House panel to hold hearing on Navy warship collisions
The House Armed Services Committee will hold a hearing on the recent spate of deadly warship collisions when Congress returns from summer recess, the committee announced Wednesday.
The Sept. 7 hearing will feature testimony from Vice Adm. Thomas Rowden, commander of Naval Surface Forces, and John Pendleton, director of defense force structure and readiness issues at the Government Accountability Office, according to a committee press release.
Early Monday, the guided missile destroyer USS John S. McCain collided with a Liberian-flagged oil tanker east of the Straits of Malacca and Singapore. Ten sailors went missing.
On Tuesday, the Navy said it found the remains of “a number” of them and on Wednesday said the search area was being expanded to find the rest of the missing.
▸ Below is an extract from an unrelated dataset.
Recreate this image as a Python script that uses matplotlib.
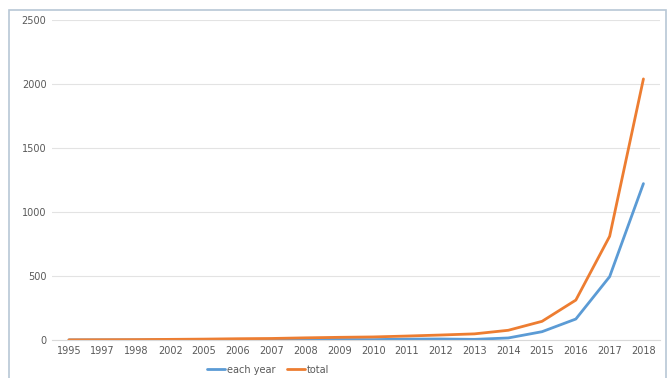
import matplotlib.pyplot as plt
from matplotlib.patches import Rectangle

years = ['1995', '1997', '1998', '2002', '2005', '2006', '2007', '2008', '2009',
         '2010', '2011', '2012', '2013', '2014', '2015', '2016', '2017', '2018']
each_year = [1, 1, 1, 2, 2, 3, 2, 5, 4, 3, 7, 8, 5, 16, 65, 164, 495, 1222]
total = [1, 2, 3, 5, 7, 10, 12, 17, 21, 24, 31, 39, 48, 76, 146, 312, 810, 2040]

fig = plt.figure(figsize=(6.67, 3.78), dpi=100)
ax = fig.add_axes([0.078, 0.1005, 0.912, 0.8465])

x = range(len(years))
ax.plot(x, each_year, color='#5B9BD5', lw=2, label='each year', solid_capstyle='round')
ax.plot(x, total, color='#ED7D31', lw=2, label='total', solid_capstyle='round')

ax.set_xlim(-0.5, len(years) - 0.5)
ax.set_ylim(0, 2500)
ax.set_yticks(range(0, 2501, 500))
ax.set_xticks(list(x))
ax.set_xticklabels(years)
ax.grid(axis='y', color='#E3E3E3', lw=0.8)
ax.set_axisbelow(True)
for s in ['top', 'right', 'left']:
    ax.spines[s].set_visible(False)
ax.spines['bottom'].set_color('#D9D9D9')
ax.tick_params(axis='both', length=0, labelsize=7, colors='#595959', pad=4)

fig.legend(loc='center', bbox_to_anchor=(0.402, 0.022), ncol=2, frameon=False,
           fontsize=7, labelcolor='#595959', handlelength=1.8, handletextpad=0.2,
           columnspacing=1.2, borderpad=0)

fig.patches.append(Rectangle((0.013, -0.01), 0.985, 0.983, transform=fig.transFigure,
                             fill=False, edgecolor='#B8C7D6', lw=1.2))

plt.savefig('out.png', dpi=100)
The McCain crash came about two months after the USS Fitzgerald destroyer collided with a Philippine-flagged container ship southwest of Japan. Seven sailors were killed in the Fitzgerald crash.
On Wednesday, the Navy announced it fired Vice Adm. Joseph Aucoin, commander of the 7th Fleet, which includes both ships. Aucion was relieved of his command “due to a loss of confidence in his ability to command,” according to a press release.
The Armed Services hearing will look at readiness issues as an underlying cause of the crashes, according to its title, “Navy Readiness – Underlying Problems Associated with the USS Fitzgerald and USS John S. McCain.”
Committee Chairman Mac Thornberry (R-Texas) has long warned about a so-called readiness crisis caused by years of budget constraints and has recently said the warship collisions are a sign of the problem.
“We ask a lot of our men and women in the Navy. The time they spend at sea is increasing, while their ships age and their funding gets cut. These are just the conditions that can lead to an increase in the kinds of accidents we are witnessing,” Thornberry said in a statement Monday.
“Congress has a duty to provide our sailors with the additional resources they so clearly need, and to do so immediately. To do any less, while these sailors are doing so much for us, would be immoral.”